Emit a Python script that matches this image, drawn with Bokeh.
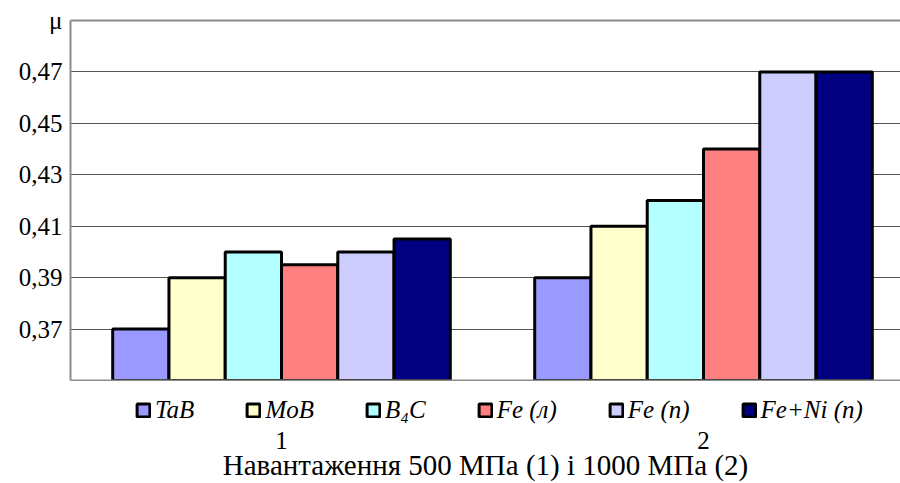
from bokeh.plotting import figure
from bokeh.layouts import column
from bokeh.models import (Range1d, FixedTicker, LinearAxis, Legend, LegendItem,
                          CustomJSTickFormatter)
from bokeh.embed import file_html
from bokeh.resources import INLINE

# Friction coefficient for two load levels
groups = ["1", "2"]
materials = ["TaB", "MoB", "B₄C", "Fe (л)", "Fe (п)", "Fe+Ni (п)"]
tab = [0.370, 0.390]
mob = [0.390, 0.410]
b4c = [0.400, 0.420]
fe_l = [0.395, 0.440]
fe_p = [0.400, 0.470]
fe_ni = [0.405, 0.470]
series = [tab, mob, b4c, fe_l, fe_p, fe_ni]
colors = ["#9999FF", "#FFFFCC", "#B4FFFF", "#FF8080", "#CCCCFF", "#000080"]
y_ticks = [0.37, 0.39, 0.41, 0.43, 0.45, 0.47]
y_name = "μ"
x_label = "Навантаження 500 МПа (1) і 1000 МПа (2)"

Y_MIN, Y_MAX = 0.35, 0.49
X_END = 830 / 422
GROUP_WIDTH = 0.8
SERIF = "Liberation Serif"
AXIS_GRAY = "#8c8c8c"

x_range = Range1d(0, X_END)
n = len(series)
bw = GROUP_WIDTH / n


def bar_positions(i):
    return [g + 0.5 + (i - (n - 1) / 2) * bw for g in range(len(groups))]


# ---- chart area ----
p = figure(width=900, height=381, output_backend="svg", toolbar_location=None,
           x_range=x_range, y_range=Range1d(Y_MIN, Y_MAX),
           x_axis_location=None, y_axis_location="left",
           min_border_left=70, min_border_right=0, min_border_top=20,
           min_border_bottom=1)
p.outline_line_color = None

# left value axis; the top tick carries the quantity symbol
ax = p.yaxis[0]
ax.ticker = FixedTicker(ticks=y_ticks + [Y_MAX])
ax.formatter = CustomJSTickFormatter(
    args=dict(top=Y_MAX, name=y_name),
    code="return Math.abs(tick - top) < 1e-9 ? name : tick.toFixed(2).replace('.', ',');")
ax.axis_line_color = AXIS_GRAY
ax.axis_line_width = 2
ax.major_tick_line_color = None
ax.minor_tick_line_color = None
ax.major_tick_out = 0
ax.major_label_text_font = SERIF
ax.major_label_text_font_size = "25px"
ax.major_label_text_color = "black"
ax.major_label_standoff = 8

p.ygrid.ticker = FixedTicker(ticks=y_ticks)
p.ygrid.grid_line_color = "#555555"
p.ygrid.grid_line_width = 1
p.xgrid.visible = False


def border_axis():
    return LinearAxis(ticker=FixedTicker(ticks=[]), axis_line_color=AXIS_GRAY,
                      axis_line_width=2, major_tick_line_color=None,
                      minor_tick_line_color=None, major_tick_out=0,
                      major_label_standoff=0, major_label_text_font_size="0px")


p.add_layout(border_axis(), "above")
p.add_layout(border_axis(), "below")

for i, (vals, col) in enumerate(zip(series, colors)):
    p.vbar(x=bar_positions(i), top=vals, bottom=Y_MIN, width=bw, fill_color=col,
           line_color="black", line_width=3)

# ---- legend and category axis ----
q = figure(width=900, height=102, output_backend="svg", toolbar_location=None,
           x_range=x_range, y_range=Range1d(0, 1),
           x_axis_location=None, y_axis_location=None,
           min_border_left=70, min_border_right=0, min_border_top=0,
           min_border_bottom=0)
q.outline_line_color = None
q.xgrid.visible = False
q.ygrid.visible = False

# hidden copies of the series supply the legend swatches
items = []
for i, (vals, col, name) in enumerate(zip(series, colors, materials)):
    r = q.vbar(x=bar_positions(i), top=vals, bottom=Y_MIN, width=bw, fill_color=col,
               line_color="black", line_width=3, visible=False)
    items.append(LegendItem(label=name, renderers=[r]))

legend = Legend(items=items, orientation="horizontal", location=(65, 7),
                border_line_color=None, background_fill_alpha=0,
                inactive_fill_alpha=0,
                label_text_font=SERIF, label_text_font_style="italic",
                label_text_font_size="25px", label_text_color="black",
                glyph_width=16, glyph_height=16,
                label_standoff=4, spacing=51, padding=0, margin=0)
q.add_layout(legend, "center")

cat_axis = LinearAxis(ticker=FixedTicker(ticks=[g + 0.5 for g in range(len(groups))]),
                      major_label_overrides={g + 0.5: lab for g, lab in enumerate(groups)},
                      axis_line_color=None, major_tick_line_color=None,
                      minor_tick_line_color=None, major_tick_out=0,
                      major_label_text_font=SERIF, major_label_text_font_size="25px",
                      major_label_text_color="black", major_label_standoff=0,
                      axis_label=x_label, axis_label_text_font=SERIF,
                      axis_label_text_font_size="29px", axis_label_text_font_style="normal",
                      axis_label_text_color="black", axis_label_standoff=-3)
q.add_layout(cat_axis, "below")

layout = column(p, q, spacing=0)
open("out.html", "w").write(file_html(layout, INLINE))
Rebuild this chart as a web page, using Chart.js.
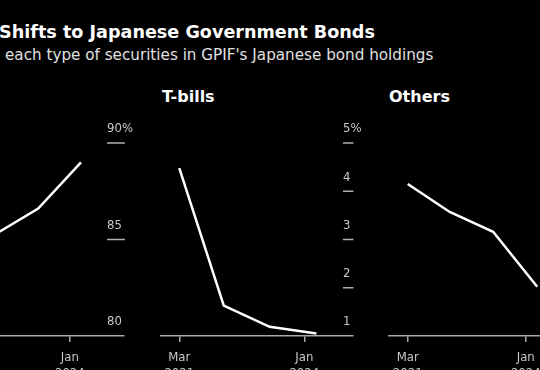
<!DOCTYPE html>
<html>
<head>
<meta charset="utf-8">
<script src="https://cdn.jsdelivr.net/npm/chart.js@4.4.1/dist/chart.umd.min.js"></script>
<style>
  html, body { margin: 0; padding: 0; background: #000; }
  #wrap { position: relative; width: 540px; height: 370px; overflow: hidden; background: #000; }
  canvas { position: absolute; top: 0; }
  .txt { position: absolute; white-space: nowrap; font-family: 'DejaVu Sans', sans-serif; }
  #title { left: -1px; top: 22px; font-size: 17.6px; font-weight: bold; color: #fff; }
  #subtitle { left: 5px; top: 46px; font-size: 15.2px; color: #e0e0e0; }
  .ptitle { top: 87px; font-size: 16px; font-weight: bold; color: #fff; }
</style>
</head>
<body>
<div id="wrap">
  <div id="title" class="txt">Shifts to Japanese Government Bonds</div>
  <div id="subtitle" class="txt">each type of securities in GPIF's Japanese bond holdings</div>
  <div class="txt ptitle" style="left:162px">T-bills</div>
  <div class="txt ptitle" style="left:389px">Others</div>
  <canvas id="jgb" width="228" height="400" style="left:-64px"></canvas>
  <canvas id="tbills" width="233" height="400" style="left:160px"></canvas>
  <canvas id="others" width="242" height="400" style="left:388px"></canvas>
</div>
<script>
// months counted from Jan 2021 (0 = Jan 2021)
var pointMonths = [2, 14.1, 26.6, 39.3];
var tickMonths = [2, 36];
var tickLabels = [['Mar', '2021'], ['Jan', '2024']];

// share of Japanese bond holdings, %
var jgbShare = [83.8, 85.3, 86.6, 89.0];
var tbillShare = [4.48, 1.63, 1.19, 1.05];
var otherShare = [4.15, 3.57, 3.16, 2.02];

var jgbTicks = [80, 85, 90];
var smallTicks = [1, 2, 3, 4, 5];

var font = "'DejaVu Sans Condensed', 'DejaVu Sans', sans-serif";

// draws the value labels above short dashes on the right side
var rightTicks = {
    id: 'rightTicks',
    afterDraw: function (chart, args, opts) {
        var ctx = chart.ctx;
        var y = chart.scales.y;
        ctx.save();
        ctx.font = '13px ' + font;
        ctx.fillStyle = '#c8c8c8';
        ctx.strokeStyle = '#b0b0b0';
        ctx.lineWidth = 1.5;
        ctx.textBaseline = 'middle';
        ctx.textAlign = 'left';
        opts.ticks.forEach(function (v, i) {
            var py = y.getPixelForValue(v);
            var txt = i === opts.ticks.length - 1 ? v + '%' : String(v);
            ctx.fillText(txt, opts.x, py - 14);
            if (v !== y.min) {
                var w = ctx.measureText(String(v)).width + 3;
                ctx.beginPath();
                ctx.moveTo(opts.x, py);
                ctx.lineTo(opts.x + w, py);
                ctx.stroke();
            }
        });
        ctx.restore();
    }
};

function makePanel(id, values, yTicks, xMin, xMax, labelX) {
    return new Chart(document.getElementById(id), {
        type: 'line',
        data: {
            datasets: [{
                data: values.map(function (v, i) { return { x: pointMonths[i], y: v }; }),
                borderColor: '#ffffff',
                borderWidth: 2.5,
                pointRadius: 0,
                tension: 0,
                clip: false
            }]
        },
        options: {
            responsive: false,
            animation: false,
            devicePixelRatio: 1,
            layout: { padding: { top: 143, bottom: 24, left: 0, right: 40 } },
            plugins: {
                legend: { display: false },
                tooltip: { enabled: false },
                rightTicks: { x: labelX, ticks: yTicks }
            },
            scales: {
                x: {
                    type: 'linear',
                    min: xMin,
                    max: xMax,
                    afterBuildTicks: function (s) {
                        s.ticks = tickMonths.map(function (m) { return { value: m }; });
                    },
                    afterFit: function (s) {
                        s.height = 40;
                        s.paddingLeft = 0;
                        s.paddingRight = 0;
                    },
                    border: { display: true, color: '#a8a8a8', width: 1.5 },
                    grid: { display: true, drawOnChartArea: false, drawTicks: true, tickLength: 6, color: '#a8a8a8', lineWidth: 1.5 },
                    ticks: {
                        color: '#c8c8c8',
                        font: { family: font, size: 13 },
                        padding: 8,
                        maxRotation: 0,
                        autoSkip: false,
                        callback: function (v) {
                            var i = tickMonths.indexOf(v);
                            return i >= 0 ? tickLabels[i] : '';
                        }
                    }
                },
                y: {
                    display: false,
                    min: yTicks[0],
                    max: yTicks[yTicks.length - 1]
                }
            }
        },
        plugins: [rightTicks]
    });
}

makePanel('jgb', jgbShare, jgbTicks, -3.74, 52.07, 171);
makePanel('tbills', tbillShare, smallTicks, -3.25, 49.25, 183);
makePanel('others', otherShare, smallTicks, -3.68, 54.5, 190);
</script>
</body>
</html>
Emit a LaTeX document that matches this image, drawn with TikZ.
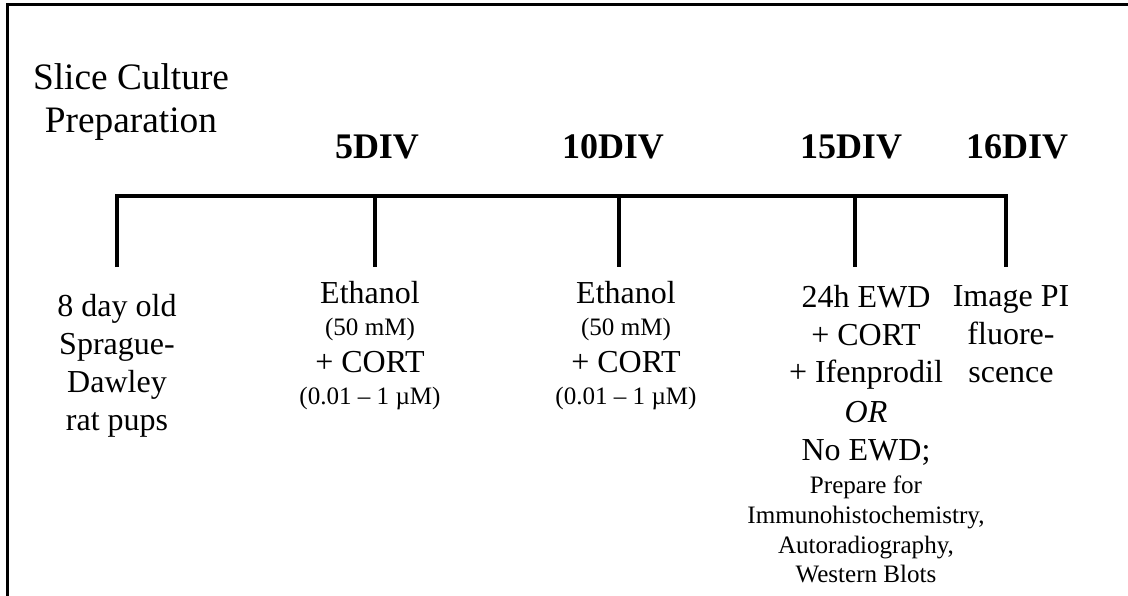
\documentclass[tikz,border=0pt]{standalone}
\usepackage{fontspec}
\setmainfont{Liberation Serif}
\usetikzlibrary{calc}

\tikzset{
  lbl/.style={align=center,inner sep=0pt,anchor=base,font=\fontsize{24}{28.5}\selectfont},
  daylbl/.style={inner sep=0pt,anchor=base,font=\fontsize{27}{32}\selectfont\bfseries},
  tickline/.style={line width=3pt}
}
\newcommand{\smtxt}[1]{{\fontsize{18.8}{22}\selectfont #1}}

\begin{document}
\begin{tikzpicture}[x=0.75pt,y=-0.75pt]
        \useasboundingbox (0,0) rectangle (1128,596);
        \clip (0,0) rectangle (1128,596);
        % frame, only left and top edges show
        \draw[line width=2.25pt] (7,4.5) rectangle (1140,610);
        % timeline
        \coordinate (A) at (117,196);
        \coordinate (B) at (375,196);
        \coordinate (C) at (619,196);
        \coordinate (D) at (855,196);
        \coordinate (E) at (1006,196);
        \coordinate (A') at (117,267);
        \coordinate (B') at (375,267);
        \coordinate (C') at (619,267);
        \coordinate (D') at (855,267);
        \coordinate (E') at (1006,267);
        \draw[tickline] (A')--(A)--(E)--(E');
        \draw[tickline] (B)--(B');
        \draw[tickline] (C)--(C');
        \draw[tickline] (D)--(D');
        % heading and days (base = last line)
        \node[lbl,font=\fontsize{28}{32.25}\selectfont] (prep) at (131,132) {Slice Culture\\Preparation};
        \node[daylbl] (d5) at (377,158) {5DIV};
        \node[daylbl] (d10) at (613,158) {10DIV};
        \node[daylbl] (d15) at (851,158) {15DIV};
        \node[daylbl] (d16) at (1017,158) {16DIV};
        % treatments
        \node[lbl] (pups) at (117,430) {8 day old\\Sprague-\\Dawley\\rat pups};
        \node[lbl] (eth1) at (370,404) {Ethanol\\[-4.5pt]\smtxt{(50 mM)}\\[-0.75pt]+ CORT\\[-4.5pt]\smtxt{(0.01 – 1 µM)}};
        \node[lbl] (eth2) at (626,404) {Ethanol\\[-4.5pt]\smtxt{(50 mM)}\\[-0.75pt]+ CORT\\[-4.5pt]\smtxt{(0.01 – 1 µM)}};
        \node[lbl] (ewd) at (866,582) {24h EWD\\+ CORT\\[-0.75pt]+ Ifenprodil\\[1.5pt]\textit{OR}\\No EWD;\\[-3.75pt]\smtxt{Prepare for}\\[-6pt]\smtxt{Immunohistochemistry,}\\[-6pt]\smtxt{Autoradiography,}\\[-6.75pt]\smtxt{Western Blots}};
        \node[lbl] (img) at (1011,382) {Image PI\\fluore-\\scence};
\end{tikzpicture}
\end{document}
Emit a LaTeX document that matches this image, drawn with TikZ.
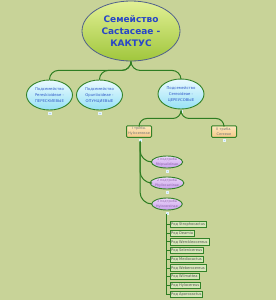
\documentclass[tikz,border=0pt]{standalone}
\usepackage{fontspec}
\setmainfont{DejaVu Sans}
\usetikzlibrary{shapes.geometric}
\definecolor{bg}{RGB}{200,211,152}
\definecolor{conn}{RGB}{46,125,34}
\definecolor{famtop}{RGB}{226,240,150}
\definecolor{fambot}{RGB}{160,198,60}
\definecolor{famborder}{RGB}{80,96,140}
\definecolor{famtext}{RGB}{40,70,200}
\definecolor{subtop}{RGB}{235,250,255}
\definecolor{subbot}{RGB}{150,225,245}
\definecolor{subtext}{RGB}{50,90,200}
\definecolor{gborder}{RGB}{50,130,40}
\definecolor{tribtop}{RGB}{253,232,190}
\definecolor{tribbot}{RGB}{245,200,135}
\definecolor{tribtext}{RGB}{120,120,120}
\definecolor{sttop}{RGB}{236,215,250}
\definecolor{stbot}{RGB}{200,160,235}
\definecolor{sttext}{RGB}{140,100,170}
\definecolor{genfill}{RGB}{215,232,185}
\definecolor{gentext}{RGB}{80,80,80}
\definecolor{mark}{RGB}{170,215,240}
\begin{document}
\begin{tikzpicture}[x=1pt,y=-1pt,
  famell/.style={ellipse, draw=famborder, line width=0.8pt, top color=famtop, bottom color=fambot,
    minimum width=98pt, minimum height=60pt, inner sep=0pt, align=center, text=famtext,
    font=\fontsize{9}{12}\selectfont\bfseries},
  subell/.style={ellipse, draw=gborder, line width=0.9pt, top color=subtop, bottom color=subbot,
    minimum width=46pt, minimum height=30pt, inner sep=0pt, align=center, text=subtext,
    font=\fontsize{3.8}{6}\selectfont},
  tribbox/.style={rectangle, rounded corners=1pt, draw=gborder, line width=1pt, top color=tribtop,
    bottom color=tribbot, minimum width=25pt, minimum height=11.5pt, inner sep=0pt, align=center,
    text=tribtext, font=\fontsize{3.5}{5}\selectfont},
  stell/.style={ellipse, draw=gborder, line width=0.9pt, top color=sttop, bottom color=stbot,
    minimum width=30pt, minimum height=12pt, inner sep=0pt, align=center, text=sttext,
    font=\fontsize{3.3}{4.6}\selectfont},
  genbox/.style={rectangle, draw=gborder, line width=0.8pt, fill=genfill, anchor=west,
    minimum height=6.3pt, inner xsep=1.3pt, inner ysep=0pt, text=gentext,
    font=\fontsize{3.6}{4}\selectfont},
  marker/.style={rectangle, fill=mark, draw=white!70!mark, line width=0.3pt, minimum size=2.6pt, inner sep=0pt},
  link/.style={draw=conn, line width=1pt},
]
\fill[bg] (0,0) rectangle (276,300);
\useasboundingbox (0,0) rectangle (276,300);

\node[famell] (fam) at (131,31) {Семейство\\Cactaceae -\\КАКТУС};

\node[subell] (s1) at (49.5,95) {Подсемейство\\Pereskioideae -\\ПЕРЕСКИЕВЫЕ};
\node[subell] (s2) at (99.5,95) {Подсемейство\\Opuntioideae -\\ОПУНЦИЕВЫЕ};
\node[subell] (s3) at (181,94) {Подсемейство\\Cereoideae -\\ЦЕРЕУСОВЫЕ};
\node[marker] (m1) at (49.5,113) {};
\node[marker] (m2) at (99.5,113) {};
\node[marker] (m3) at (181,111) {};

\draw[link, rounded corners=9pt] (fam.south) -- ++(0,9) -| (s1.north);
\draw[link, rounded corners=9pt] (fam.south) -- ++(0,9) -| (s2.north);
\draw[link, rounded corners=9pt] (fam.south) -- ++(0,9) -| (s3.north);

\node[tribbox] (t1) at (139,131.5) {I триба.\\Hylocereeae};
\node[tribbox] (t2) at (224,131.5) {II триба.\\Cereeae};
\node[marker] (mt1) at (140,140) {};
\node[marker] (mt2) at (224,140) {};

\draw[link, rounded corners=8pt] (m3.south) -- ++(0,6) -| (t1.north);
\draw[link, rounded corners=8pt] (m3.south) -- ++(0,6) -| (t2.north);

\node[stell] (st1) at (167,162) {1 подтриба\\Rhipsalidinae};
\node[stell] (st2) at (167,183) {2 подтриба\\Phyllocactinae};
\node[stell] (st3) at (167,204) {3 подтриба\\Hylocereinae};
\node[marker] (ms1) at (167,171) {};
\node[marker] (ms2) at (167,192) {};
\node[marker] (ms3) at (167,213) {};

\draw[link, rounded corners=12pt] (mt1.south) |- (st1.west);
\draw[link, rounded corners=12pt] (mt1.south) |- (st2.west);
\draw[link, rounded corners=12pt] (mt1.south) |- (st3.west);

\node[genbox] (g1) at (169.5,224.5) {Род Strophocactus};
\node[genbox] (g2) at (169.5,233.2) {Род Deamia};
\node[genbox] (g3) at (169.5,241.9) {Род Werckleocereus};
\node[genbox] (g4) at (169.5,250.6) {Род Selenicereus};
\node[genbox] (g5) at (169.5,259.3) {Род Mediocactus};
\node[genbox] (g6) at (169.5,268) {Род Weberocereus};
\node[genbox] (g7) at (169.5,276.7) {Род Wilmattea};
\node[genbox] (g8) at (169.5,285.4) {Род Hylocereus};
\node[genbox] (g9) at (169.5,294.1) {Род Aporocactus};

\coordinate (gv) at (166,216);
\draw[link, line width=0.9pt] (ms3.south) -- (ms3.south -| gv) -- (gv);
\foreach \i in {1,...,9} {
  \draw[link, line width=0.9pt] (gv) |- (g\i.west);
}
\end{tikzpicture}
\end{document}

* [GOAL] Start at the top of the entries and repeat each line exactly, ending at the line that contains "from bokeh.resources import INLINE". Pictures are not part of the copy.

* [RESULT OF THIS EXERCISE]
Emit a Python script that matches this image, drawn with Bokeh.
from bokeh.plotting import figure
from bokeh.layouts import column
from bokeh.models import (Range1d, FixedTicker, LinearAxis, Legend, LegendItem,
                          CustomJSTickFormatter)
from bokeh.embed import file_html
from bokeh.resources import INLINE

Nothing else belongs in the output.